I recently read a discussion on my local gravel riding Facebook group regarding rear taillights. One of the super experienced local dudes, made a solid suggestion: go AAA battery powered. In my experience batteries are the way to go.
I have not had a positive experience with rechargeable bike lights. For headlights I have a Nightrider unit as well as a Sirius unit with a remote battery pack. Regardless of manufacturer’s claims my experience has been that if I keep the just light bright enough to light the Seattle darkness I’ll get, at most, three hours on a charge. I’ve had a number of bad experiences wherein I thought that the battery was charged but for one reason or another the power button goes red way too early. I traditionally bring along a battery powered headlamp that will allow me to limp home when my rechargeable headlight goes dark. But enough on headlights, this discussion is about taillights.
Four years ago I bought a cheap AAA powered taillight. I used it for a full winter before it was stollen. I never learned how to change the batteries in the thing as I never changed the batteries. I had spare batteries in my repair kit, but never used them, the thing simply kept lighting up – every time.

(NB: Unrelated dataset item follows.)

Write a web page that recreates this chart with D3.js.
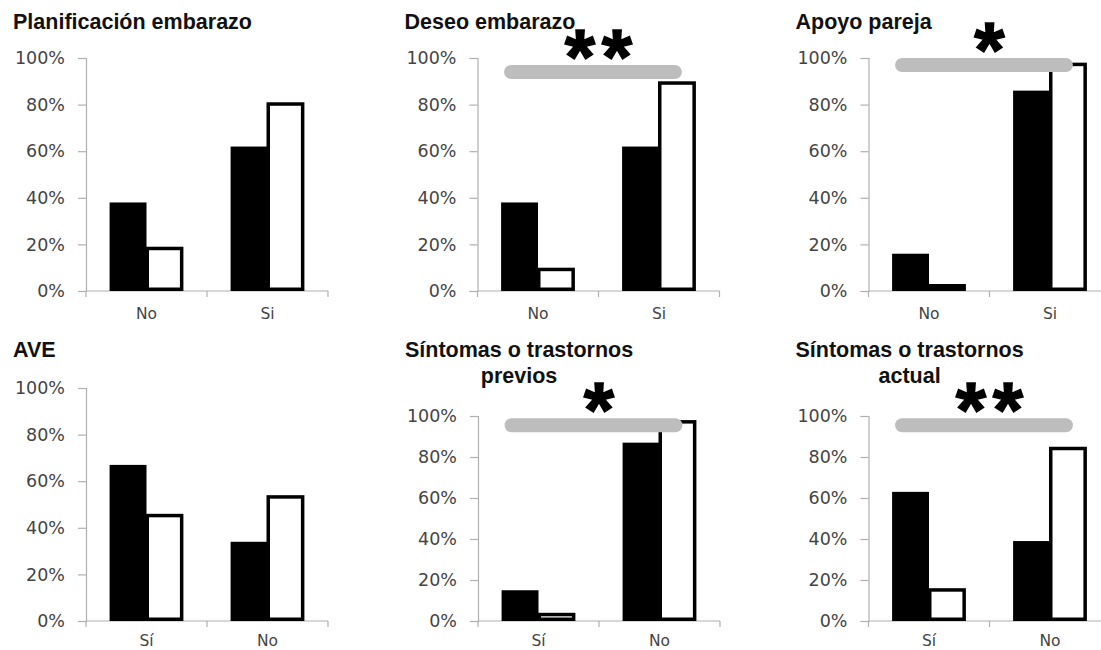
<!DOCTYPE html>
<html>
<head>
<meta charset="utf-8">
<script src="https://cdn.jsdelivr.net/npm/d3@7"></script>
<style>
  html, body { margin: 0; padding: 0; background: #fff; }
  svg { display: block; }
</style>
</head>
<body>
<svg id="chart" width="1101" height="650"></svg>
<script>
// ---------- DATA ----------
const titles = [
  ["Planificación embarazo"],
  ["Deseo embarazo"],
  ["Apoyo pareja"],
  ["AVE"],
  ["Síntomas o trastornos", "previos"],
  ["Síntomas o trastornos", "actual"]
];
const categories = [
  ["No", "Si"],
  ["No", "Si"],
  ["No", "Si"],
  ["Sí", "No"],
  ["Sí", "No"],
  ["Sí", "No"]
];
const seriesNames = ["grupo1", "grupo2"];
const seriesBlack = [
  [38, 62],
  [38, 62],
  [16, 86],
  [67, 34],
  [15, 87],
  [63, 39]
];
const seriesWhite = [
  [19, 81],
  [10, 90],
  [3, 98],
  [46, 54],
  [4, 98],
  [16, 85]
];
const significance = ["", "**", "*", "", "*", "**"];
const sigLevel = [null, 94, 97, null, 95.5, 95.5];
const yTicks = [0, 20, 40, 60, 80, 100];

// ---------- LAYOUT ----------
const panels = [
  { ox: 86,    yTop: 58,  yBot: 291, titleY: 29, labY: 28 },
  { ox: 477.5, yTop: 58,  yBot: 291, titleY: 29, labY: 28 },
  { ox: 868.5, yTop: 58,  yBot: 291, titleY: 29, labY: 28 },
  { ox: 86,    yTop: 388, yBot: 621, titleY: 357, labY: 25 },
  { ox: 478,   yTop: 416, yBot: 621, titleY: 357, labY: 25 },
  { ox: 868.5, yTop: 416, yBot: 621, titleY: 357, labY: 25 }
];
const W = 242;
const sw = 3.5;

const svg = d3.select("#chart");

panels.forEach((p, i) => {
  const g = svg.append("g").attr("transform", `translate(${p.ox},0)`);

  const y = d3.scaleLinear().domain([0, 100]).range([p.yBot, p.yTop]);
  const x0 = d3.scaleBand().domain(categories[i]).range([0, W])
    .paddingInner(0.39).paddingOuter(0.195);
  const x1 = d3.scaleBand().domain(seriesNames).range([0, x0.bandwidth()]);

  // Title
  const t = g.append("text")
    .attr("x", -73).attr("y", p.titleY)
    .attr("font-family", "Liberation Sans, Arial, sans-serif")
    .attr("font-weight", "bold")
    .attr("font-size", 21.5)
    .attr("fill", "#111")
    .text(titles[i][0]);
  if (titles[i].length > 1) {
    const len = t.node().getComputedTextLength();
    g.append("text")
      .attr("x", -73 + len / 2).attr("y", p.titleY + 26)
      .attr("text-anchor", "middle")
      .attr("font-family", "Liberation Sans, Arial, sans-serif")
      .attr("font-weight", "bold")
      .attr("font-size", 21.5)
      .attr("fill", "#111")
      .text(titles[i][1]);
  }

  // Y axis
  const yAxis = d3.axisLeft(y).tickValues(yTicks)
    .tickFormat(d => d + "%").tickSize(8).tickPadding(13);
  const ya = g.append("g").call(yAxis);
  ya.select(".domain").attr("stroke", "#b0b0b0").attr("stroke-width", 1.2);
  ya.selectAll(".tick line").attr("stroke", "#b0b0b0").attr("stroke-width", 1.2);
  ya.selectAll(".tick text")
    .attr("font-family", "DejaVu Sans, sans-serif")
    .attr("font-size", 17.5)
    .attr("fill", "#444");

  // X axis
  const xa = g.append("g").attr("transform", `translate(0,${p.yBot})`);
  xa.append("line").attr("x1", 0).attr("x2", W).attr("y1", 0).attr("y2", 0)
    .attr("stroke", "#b0b0b0").attr("stroke-width", 1.2);
  [0, W / 2, W].forEach(tx => {
    xa.append("line").attr("x1", tx).attr("x2", tx).attr("y1", 0).attr("y2", 6)
      .attr("stroke", "#b0b0b0").attr("stroke-width", 1.2);
  });
  categories[i].forEach(c => {
    xa.append("text")
      .attr("x", x0(c) + x0.bandwidth() / 2).attr("y", p.labY)
      .attr("text-anchor", "middle")
      .attr("font-family", "DejaVu Sans, sans-serif")
      .attr("font-size", 15.5)
      .attr("fill", "#444")
      .text(c);
  });

  // Bars
  const groups = g.selectAll(".grp").data(categories[i]).enter().append("g")
    .attr("transform", c => `translate(${x0(c)},0)`);
  groups.append("rect")
    .attr("x", x1("grupo1"))
    .attr("y", (c, j) => y(seriesBlack[i][j]))
    .attr("width", x1.bandwidth())
    .attr("height", (c, j) => y(0) - y(seriesBlack[i][j]))
    .attr("fill", "#000");
  groups.append("rect")
    .attr("x", x1("grupo2") + sw / 2 - 1)
    .attr("y", (c, j) => y(seriesWhite[i][j]) + sw / 2)
    .attr("width", x1.bandwidth() - sw + 1)
    .attr("height", (c, j) => Math.max(0, y(0) - y(seriesWhite[i][j]) - sw))
    .attr("fill", "#fff")
    .attr("stroke", "#000")
    .attr("stroke-width", sw);

  // Significance
  if (significance[i]) {
    const c0 = categories[i][0], c1 = categories[i][1];
    const ly = y(sigLevel[i]);
    g.append("line")
      .attr("x1", x0(c0) + 10).attr("x2", x0(c1) + x0.bandwidth() - 21)
      .attr("y1", ly).attr("y2", ly)
      .attr("stroke", "#bdbdbd").attr("stroke-width", 14)
      .attr("stroke-linecap", "round");
    const stars = significance[i].split("");
    const cx = W / 2;
    stars.forEach((s, k) => {
      const off = (k - (stars.length - 1) / 2) * 37;
      g.append("text")
        .attr("x", cx + off).attr("y", ly + 12)
        .attr("text-anchor", "middle")
        .attr("font-family", "Liberation Sans, Arial, sans-serif")
        .attr("font-weight", "bold")
        .attr("font-size", 78)
        .attr("stroke", "#000")
        .attr("stroke-width", 1.5)
        .attr("fill", "#000")
        .text(s);
    });
  }
});
</script>
</body>
</html>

I replaced the cheap battery light with an expensive rechargeable model. The design was such that it was to beep when the power was low so that you could change it to a dimmer setting and extend the battery life. Within an hour the device would start emitting an ear-piercing alarm and then no matter how many times you pushed the button it kept beeping, every minute, until it died, which was rather soon. This year I went back to the sub twenty-dollar AAA light and despite dozens of hours in the dark I have yet to replace the batteries.
During these short gloomy days a functioning taillight is a life or death issue, and if you lose your rear illumination you ride should be over. I suggest that the best way to stay on the road during the dark months is to go with a replaceable battery powered taillight and to carry a spare set of batteries.
As a side note, despite the fact that my light is mounted on my seat post, I’ve observed that the most noticeable to traffic and least blinding to those following you taillight mounting location is on the left seat stay.